Collected data:
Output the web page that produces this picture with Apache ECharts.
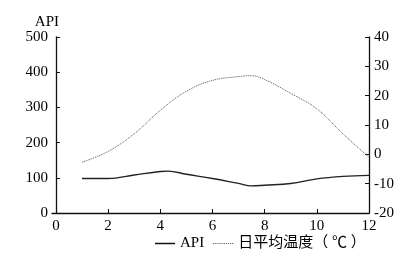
<!DOCTYPE html>
<html><head><meta charset="utf-8">
<script src="https://cdn.jsdelivr.net/npm/echarts@6/dist/echarts.min.js"></script>
<style>html,body{margin:0;padding:0;background:#fff}#c{width:415px;height:261px}</style>
</head><body><div id="c"></div>
<script>
var xTicks = [0, 2, 4, 6, 8, 10, 12];
var apiX = [1, 2, 3, 4, 4.3, 5, 6, 7, 7.5, 8, 9, 10, 11, 12];
var apiY = [98, 98, 108, 118, 119, 110, 98, 84, 77, 79, 84, 97, 104, 107];
var tempX = [1, 2, 3, 4, 5, 6, 7, 7.5, 8, 9, 10, 11, 12];
var tempY = [-2.7, 1, 7, 15, 21.5, 25.2, 26.5, 26.8, 25.5, 20.8, 15.5, 7, -1];
var leftTicks = [0, 100, 200, 300, 400, 500];
var rightTicks = [-20, -10, 0, 10, 20, 30, 40];
var names = ['API', '日平均温度（ ℃ ）'];

function pairs(xs, ys) { return xs.map(function (x, i) { return [x, ys[i]]; }); }

var dotPath = 'path://';
for (var k = 0; k < 10; k++) { dotPath += 'M' + (k * 2) + ',0h1v1h-1z'; }

var serif = 'Liberation Serif';
var chart = echarts.init(document.getElementById('c'));
chart.setOption({
  animation: false,
  backgroundColor: '#fff',
  grid: { left: 52, right: 46, top: 37, bottom: 48 },
  legend: {
    bottom: 5, left: 150,
    itemWidth: 20, itemHeight: 1.5, itemGap: 9,
    textStyle: { fontFamily: serif + ', Noto Sans CJK SC', fontSize: 15, color: '#000' },
    data: [
      { name: names[0], icon: 'rect', itemStyle: { color: '#111' } },
      { name: names[1], icon: dotPath, itemStyle: { color: '#555' } }
    ]
  },
  xAxis: {
    type: 'value', min: -0.15, max: 12,
    axisLine: { lineStyle: { color: '#111', width: 1.3 } },
    axisTick: { inside: true, length: 4, customValues: xTicks, lineStyle: { color: '#111' } },
    axisLabel: { customValues: xTicks, color: '#000', fontFamily: serif, fontSize: 15, margin: 6 },
    splitLine: { show: false }
  },
  yAxis: [{
    type: 'value', min: 0, max: 500, interval: 100, name: 'API',
    nameGap: 6, nameTextStyle: { fontFamily: serif, fontSize: 15, color: '#000', padding: [0, 18, 0, 0] },
    axisLine: { show: true, lineStyle: { color: '#111', width: 1.3 } },
    axisTick: { show: true, inside: true, length: 4, lineStyle: { color: '#111' } },
    axisLabel: { color: '#000', fontFamily: serif, fontSize: 15, margin: 4 },
    splitLine: { show: false }
  }, {
    type: 'value', min: -20, max: 40, interval: 10, position: 'right',
    axisLine: { show: true, lineStyle: { color: '#111', width: 1.3 } },
    axisTick: { show: true, inside: true, length: 4, lineStyle: { color: '#111' } },
    axisLabel: { color: '#000', fontFamily: serif, fontSize: 15, margin: 5 },
    splitLine: { show: false }
  }],
  series: [{
    name: names[0], type: 'line', yAxisIndex: 0, smooth: 0.4, symbol: 'none',
    lineStyle: { color: '#222', width: 1.4 }, itemStyle: { color: '#222' },
    data: pairs(apiX, apiY)
  }, {
    name: names[1], type: 'line', yAxisIndex: 1, smooth: 0.4, symbol: 'none',
    lineStyle: { color: '#555', width: 1, type: [1, 1] }, itemStyle: { color: '#555' },
    data: pairs(tempX, tempY)
  }]
});
</script></body></html>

What is asked: Reproduce the data word for word, excluding its pictures.

Task response:
Output the web page that produces this picture with Apache ECharts.
<!DOCTYPE html>
<html><head><meta charset="utf-8">
<script src="https://cdn.jsdelivr.net/npm/echarts@6/dist/echarts.min.js"></script>
<style>html,body{margin:0;padding:0;background:#fff}#c{width:415px;height:261px}</style>
</head><body><div id="c"></div>
<script>
var xTicks = [0, 2, 4, 6, 8, 10, 12];
var apiX = [1, 2, 3, 4, 4.3, 5, 6, 7, 7.5, 8, 9, 10, 11, 12];
var apiY = [98, 98, 108, 118, 119, 110, 98, 84, 77, 79, 84, 97, 104, 107];
var tempX = [1, 2, 3, 4, 5, 6, 7, 7.5, 8, 9, 10, 11, 12];
var tempY = [-2.7, 1, 7, 15, 21.5, 25.2, 26.5, 26.8, 25.5, 20.8, 15.5, 7, -1];
var leftTicks = [0, 100, 200, 300, 400, 500];
var rightTicks = [-20, -10, 0, 10, 20, 30, 40];
var names = ['API', '日平均温度（ ℃ ）'];

function pairs(xs, ys) { return xs.map(function (x, i) { return [x, ys[i]]; }); }

var dotPath = 'path://';
for (var k = 0; k < 10; k++) { dotPath += 'M' + (k * 2) + ',0h1v1h-1z'; }

var serif = 'Liberation Serif';
var chart = echarts.init(document.getElementById('c'));
chart.setOption({
  animation: false,
  backgroundColor: '#fff',
  grid: { left: 52, right: 46, top: 37, bottom: 48 },
  legend: {
    bottom: 5, left: 150,
    itemWidth: 20, itemHeight: 1.5, itemGap: 9,
    textStyle: { fontFamily: serif + ', Noto Sans CJK SC', fontSize: 15, color: '#000' },
    data: [
      { name: names[0], icon: 'rect', itemStyle: { color: '#111' } },
      { name: names[1], icon: dotPath, itemStyle: { color: '#555' } }
    ]
  },
  xAxis: {
    type: 'value', min: -0.15, max: 12,
    axisLine: { lineStyle: { color: '#111', width: 1.3 } },
    axisTick: { inside: true, length: 4, customValues: xTicks, lineStyle: { color: '#111' } },
    axisLabel: { customValues: xTicks, color: '#000', fontFamily: serif, fontSize: 15, margin: 6 },
    splitLine: { show: false }
  },
  yAxis: [{
    type: 'value', min: 0, max: 500, interval: 100, name: 'API',
    nameGap: 6, nameTextStyle: { fontFamily: serif, fontSize: 15, color: '#000', padding: [0, 18, 0, 0] },
    axisLine: { show: true, lineStyle: { color: '#111', width: 1.3 } },
    axisTick: { show: true, inside: true, length: 4, lineStyle: { color: '#111' } },
    axisLabel: { color: '#000', fontFamily: serif, fontSize: 15, margin: 4 },
    splitLine: { show: false }
  }, {
    type: 'value', min: -20, max: 40, interval: 10, position: 'right',
    axisLine: { show: true, lineStyle: { color: '#111', width: 1.3 } },
    axisTick: { show: true, inside: true, length: 4, lineStyle: { color: '#111' } },
    axisLabel: { color: '#000', fontFamily: serif, fontSize: 15, margin: 5 },
    splitLine: { show: false }
  }],
  series: [{
    name: names[0], type: 'line', yAxisIndex: 0, smooth: 0.4, symbol: 'none',
    lineStyle: { color: '#222', width: 1.4 }, itemStyle: { color: '#222' },
    data: pairs(apiX, apiY)
  }, {
    name: names[1], type: 'line', yAxisIndex: 1, smooth: 0.4, symbol: 'none',
    lineStyle: { color: '#555', width: 1, type: [1, 1] }, itemStyle: { color: '#555' },
    data: pairs(tempX, tempY)
  }]
});
</script></body></html>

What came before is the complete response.